+++ Data
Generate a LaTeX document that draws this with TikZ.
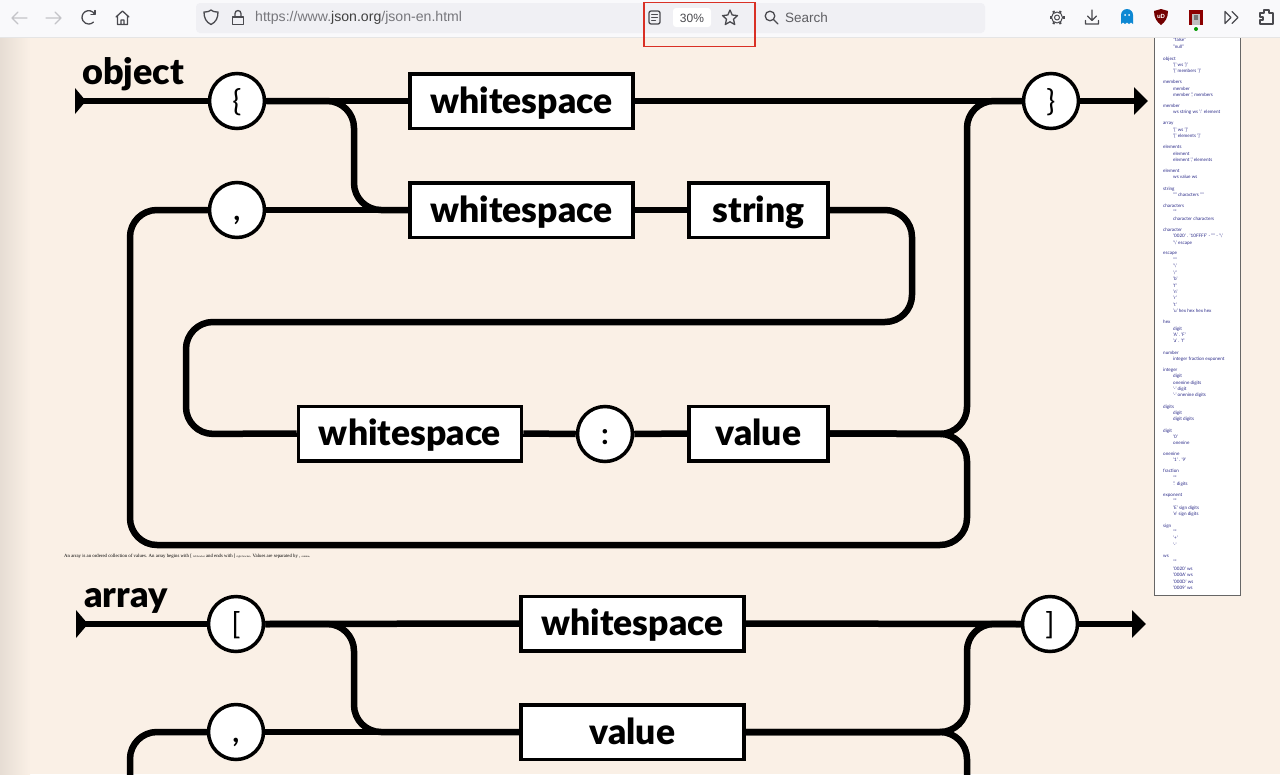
\documentclass[tikz,border=0pt]{standalone}
\usepackage{fontspec}
\setmainfont{Lato}
\newfontfamily\uifont{Liberation Sans}
\newfontfamily\capfont{Liberation Serif}
\newfontfamily\heavy{Lato Black}
\usetikzlibrary{arrows.meta,calc}
\definecolor{pagebg}{HTML}{FAF0E6}
\definecolor{barbg}{HTML}{F9F9FB}
\definecolor{urlbg}{HTML}{F0F0F4}
\definecolor{iconc}{HTML}{4A4A4F}
\definecolor{iconl}{HTML}{C4C4C8}
\definecolor{urlc}{HTML}{77777C}
\definecolor{navy}{HTML}{2A2A88}
\definecolor{redbox}{HTML}{D93025}
\newcounter{gc}
\newcommand{\gn}[2]{\stepcounter{gc}\node[gname] (g\arabic{gc}) at (1163,#1) {#2};}
\newcommand{\gi}[2]{\stepcounter{gc}\node[gname] (g\arabic{gc}) at (1173,#1) {#2};}
\begin{document}
\begin{tikzpicture}[x=1pt,y=-1pt,
  track/.style={line width=6.5pt,black,rounded corners=27pt,line join=round},
  plain/.style={line width=6.5pt,black},
  wordbox/.style={draw=black,line width=3.5pt,fill=white,minimum height=54.5pt,inner sep=0pt,text height=30pt,text depth=6pt,font=\fontsize{35.5}{35.5}\selectfont\heavy},
  tokcirc/.style={circle,draw=black,line width=3.5pt,fill=white,minimum size=55pt,inner sep=0pt,text height=22pt,text depth=2pt,font=\fontsize{30}{30}\selectfont},
  headlabel/.style={inner sep=0pt,anchor=base west,font=\fontsize{36}{36}\selectfont\heavy},
  gname/.style={inner sep=0pt,anchor=west,text=navy,font=\fontsize{4.6}{5}\selectfont},
  uitext/.style={inner sep=0pt,font=\fontsize{13.5}{13.5}\selectfont\uifont},
  icon/.style={draw=iconc,line width=1.3pt,line cap=round,line join=round},
  iconlight/.style={draw=iconl,line width=1.3pt,line cap=round,line join=round}]
\clip (0,0) rectangle (1280,774);
\useasboundingbox (0,0) rectangle (1280,774);
% page
\fill[pagebg] (0,0) rectangle (1280,774);
\shade[left color=black!8!pagebg,right color=pagebg,shading angle=90] (0,37) rectangle (30,774);
% corners of the object diagram
\coordinate (ostart) at (80,101);
\coordinate (oend) at (1148,101);
\coordinate (obr) at (354,101);
\coordinate (obrb) at (354,210);
\coordinate (ors) at (912,210);
\coordinate (orb) at (912,322);
\coordinate (olt) at (186,322);
\coordinate (olb) at (186,434);
\coordinate (ojoin) at (967,434);
\coordinate (ojt) at (967,101);
\coordinate (ojb) at (967,545);
\coordinate (obb) at (130,545);
\coordinate (obt) at (130,210);
% object nodes
\node[tokcirc] (ob) at (237,101) {\{};
\node[wordbox,minimum width=223pt] (ow1) at (521.5,101) {whitespace};
\node[tokcirc] (cb) at (1051,101) {\}};
\node[tokcirc] (oc) at (237,210) {\bfseries ,};
\node[wordbox,minimum width=223pt] (ow2) at (521.5,210) {whitespace};
\node[wordbox,minimum width=139pt] (ostr) at (758.5,210) {string};
\node[wordbox,minimum width=223pt] (ow3) at (410,433.5) {whitespace};
\node[tokcirc] (ocol) at (605,434) {\bfseries :};
\node[wordbox,minimum width=139pt] (oval) at (758.5,433.5) {value};
% object connectors
\draw[plain] (ostart) -- (ob.west);
\draw[plain] (ob.east) -- (ow1.west);
\draw[plain] (ow1.east) -- (cb.west);
\draw[track] (ob.east) -- (obr) -- (obrb) -- (ow2.west);
\draw[plain] (oc.east) -- (ow2.west);
\draw[plain] (ow2.east) -- (ostr.west);
\draw[track] (ostr.east) -- (ors) -- (orb) -- (olt) -- (olb) -- (ow3.west);
\draw[plain] (ow3.east) -- (ocol.west);
\draw[plain] (ocol.east) -- (oval.west);
\draw[track] (oval.east) -- (ojoin) -- (ojt) -- (cb.west);
\draw[track] (oval.east) -- (ojoin) -- (ojb) -- (obb) -- (obt) -- (oc.west);
\draw[plain,-{Triangle[length=14pt,width=27pt]}] (cb.east) -- (oend);
\fill[black] (75,88) -- (86,101) -- (75,114) -- cycle;
\node[headlabel] (objlabel) at (82,84.5) {object};
% caption
\node[inner sep=0pt,anchor=west,font=\fontsize{4.8}{6}\selectfont\capfont] (cap) at (64,556)
  {An array is an ordered collection of values. An array begins with [ {\fontsize{2.6}{3}\selectfont left bracket} and ends with ] {\fontsize{2.6}{3}\selectfont right bracket}. Values are separated by , {\fontsize{2.6}{3}\selectfont comma}.};
% array diagram
\coordinate (astart) at (82,624);
\coordinate (aend) at (1146,624);
\coordinate (abr) at (354,624);
\coordinate (abrb) at (354,732);
\coordinate (ajoin) at (967,732);
\coordinate (ajt) at (967,624);
\coordinate (ajb) at (967,800);
\coordinate (alt) at (130,732);
\coordinate (alb) at (130,800);
\node[tokcirc] (ab) at (236,624) {[};
\node[wordbox,minimum width=223pt] (aw) at (632.5,623.5) {whitespace};
\node[tokcirc] (cbk) at (1050,624) {]};
\node[tokcirc] (ac) at (236,732) {\bfseries ,};
\node[wordbox,minimum width=223pt] (aval) at (632.5,732) {value};
\draw[plain] (astart) -- (ab.west);
\draw[plain] (ab.east) -- (aw.west);
\draw[plain] (aw.east) -- (cbk.west);
\draw[track] (ab.east) -- (abr) -- (abrb) -- (aval.west);
\draw[plain] (ac.east) -- (aval.west);
\draw[track] (aval.east) -- (ajoin) -- (ajt) -- (cbk.west);
\draw[track] (aval.east) -- (ajoin) -- (ajb);
\draw[track] (ac.west) -- (alt) -- (alb);
\draw[plain,-{Triangle[length=14pt,width=27pt]}] (cbk.east) -- (aend);
\fill[black] (76,610) -- (88,624) -- (76,638) -- cycle;
\node[headlabel] (arrlabel) at (84,607.5) {array};
% grammar sidebar
\filldraw[fill=white,draw=black!60,line width=0.8pt] (1154.5,30) rectangle (1240.5,595);
\gi{40}{"false"}\gi{47}{"null"}
\gn{59}{object}\gi{65}{'\{' ws '\}'}\gi{71}{'\{' members '\}'}
\gn{82}{members}\gi{89}{member}\gi{95}{member ',' members}
\gn{106}{member}\gi{112}{ws string ws ':' element}
\gn{124}{array}\gi{130}{'[' ws ']'}\gi{136}{'[' elements ']'}
\gn{147}{elements}\gi{154}{element}\gi{160}{element ',' elements}
\gn{171}{element}\gi{177}{ws value ws}
\gn{189}{string}\gi{195}{'"' characters '"'}
\gn{206}{characters}\gi{212}{""}\gi{219}{character characters}
\gn{230}{character}\gi{236}{'0020' . '10FFFF' - '"' - '\textbackslash'}\gi{243}{'\textbackslash' escape}
\gn{254}{escape}\gi{260}{'"'}\gi{266}{'\textbackslash'}\gi{273}{'/'}\gi{279}{'b'}\gi{286}{'f'}\gi{292}{'n'}\gi{298}{'r'}\gi{305}{'t'}\gi{311}{'u' hex hex hex hex}
\gn{322}{hex}\gi{329}{digit}\gi{335}{'A' . 'F'}\gi{341}{'a' . 'f'}
\gn{353}{number}\gi{359}{integer fraction exponent}
\gn{370}{integer}\gi{376}{digit}\gi{383}{onenine digits}\gi{389}{'-' digit}\gi{395}{'-' onenine digits}
\gn{407}{digits}\gi{413}{digit}\gi{419}{digit digits}
\gn{431}{digit}\gi{437}{'0'}\gi{443}{onenine}
\gn{454}{onenine}\gi{460}{'1' . '9'}
\gn{471}{fraction}\gi{478}{""}\gi{484}{'.' digits}
\gn{495}{exponent}\gi{501}{""}\gi{508}{'E' sign digits}\gi{514}{'e' sign digits}
\gn{526}{sign}\gi{532}{""}\gi{538}{'+'}\gi{545}{'-'}
\gn{556}{ws}\gi{562}{""}\gi{569}{'0020' ws}\gi{575}{'000A' ws}\gi{582}{'000D' ws}\gi{588}{'0009' ws}
% browser toolbar
\fill[barbg] (0,0) rectangle (1280,37);
\fill[black!10] (0,37) rectangle (1280,38);
\fill[urlbg,rounded corners=4pt] (196,3) rectangle (985,33);
\fill[white,rounded corners=3pt] (673,8) rectangle (711,27);
\node[uitext,anchor=west,font=\fontsize{14.1}{14.1}\selectfont\uifont] (url) at (255,18) {\textcolor{urlc}{https://www.}\textcolor{black!75}{json.org}\textcolor{urlc}{/json-en.html}};
\node[uitext,font=\fontsize{12}{12}\selectfont\uifont,text=iconc] (zoomval) at (692,18) {30\%};
\node[uitext,anchor=west,text=urlc!80!black] (searchlabel) at (785,18) {Search};
% back, forward
\draw[iconlight] (27,18) -- (12,18) (18,12) -- (12,18) -- (18,24);
\draw[iconlight] (46,18) -- (61,18) (55,12) -- (61,18) -- (55,24);
% reload
\draw[icon] (94.5,14) arc[start angle=-30,end angle=-315,radius=6.7];
\draw[icon] (95,10.5) -- (95,14.5) -- (91,14.5);
% home
\draw[icon] (116,17) -- (122.5,11) -- (129,17) (117.5,16) -- (117.5,24.5) -- (127.5,24.5) -- (127.5,16) (121,24.5) -- (121,20) -- (124,20) -- (124,24.5);
% shield
\draw[icon] (204,12) .. controls (208,12) and (210,11) .. (211,10) .. controls (212,11) and (214,12) .. (218,12) .. controls (218,18) and (216,22) .. (211,24.5) .. controls (206,22) and (204,18) .. (204,12) -- cycle;
% lock
\draw[icon] (232.5,17) rectangle (243.5,24.5);
\draw[icon] (235,17) -- (235,13.5) arc[start angle=180,end angle=360,radius=3] -- (241,17);
% reader
\draw[icon,rounded corners=2pt] (649,11) rectangle (660,24);
\draw[icon,line width=1pt] (651.5,14.5) -- (657.5,14.5) (651.5,17.5) -- (657.5,17.5) (651.5,20.5) -- (655.5,20.5);
% star
\draw[icon] (730,10) -- (732.2,15) -- (737.5,15.6) -- (733.5,19.2) -- (734.7,24.5) -- (730,21.8) -- (725.3,24.5) -- (726.5,19.2) -- (722.5,15.6) -- (727.8,15) -- cycle;
% search
\draw[icon] (770,16) circle[radius=4.8];
\draw[icon] (773.5,19.5) -- (778,24);
% red highlight rectangle
\draw[redbox,line width=1.5pt] (644,2.5) -- (644,46.5) -- (755,46.5) -- (755,2.5) -- cycle;
% gear
\draw[icon,line width=1pt] (1057,17.5) circle[radius=2.5];
\draw[icon,line width=1pt] (1057,17.5) circle[radius=5.5];
\foreach \a in {0,60,...,300}{\draw[icon,line width=2.2pt,line cap=butt] (1057,17.5) ++(\a:5.5) -- ++(\a:2);}
% download
\draw[icon] (1092,10) -- (1092,20) (1087.5,16) -- (1092,20.5) -- (1096.5,16) (1085.5,20.5) -- (1085.5,24) -- (1098.5,24) -- (1098.5,20.5);
% ghost
\fill[cyan!70!blue] (1121,24) -- (1121,15) arc[start angle=180,end angle=360,radius=6] -- (1133,24) -- (1131,22.5) -- (1129,24) -- (1127,22.5) -- (1125,24) -- (1123,22.5) -- cycle;
\fill[white] (1125,15) circle[radius=1] (1129,15) circle[radius=1];
% red shield
\fill[red!45!black] (1154,11) -- (1161,9) -- (1168,11) .. controls (1168,18) and (1165,22) .. (1161,25) .. controls (1157,22) and (1154,18) .. (1154,11) -- cycle;
\node[inner sep=0pt,text=white,font=\fontsize{6}{6}\selectfont\bfseries\uifont] (ublabel) at (1161,16.5) {uD};
% avatar
\fill[red!55!black] (1189,10) rectangle (1203,25);
\fill[black!25] (1192,14) rectangle (1200,25);
\fill[black!55] (1194,15) rectangle (1198,20);
\fill[green!60!black] (1196,29) circle[radius=2];
% chevrons
\draw[icon] (1225,11.5) -- (1231,17.5) -- (1225,23.5) -- cycle;
\draw[icon] (1232,11.5) -- (1238,17.5) -- (1232,23.5);
% puzzle
\draw[icon] (1260,13) -- (1264,13) -- (1264,10) -- (1269,10) -- (1269,13) -- (1273,13) -- (1273,24) -- (1260,24) -- (1260,20) -- (1263,20) -- (1263,17) -- (1260,17) -- cycle;
\end{tikzpicture}
\end{document}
++++++
• [Written request]:
Find each line that has the word "with", then copy it out.

• [Exercise response]:
Generate a LaTeX document that draws this with TikZ.
  {An array is an ordered collection of values. An array begins with [ {\fontsize{2.6}{3}\selectfont left bracket} and ends with ] {\fontsize{2.6}{3}\selectfont right bracket}. Values are separated by , {\fontsize{2.6}{3}\selectfont comma}.};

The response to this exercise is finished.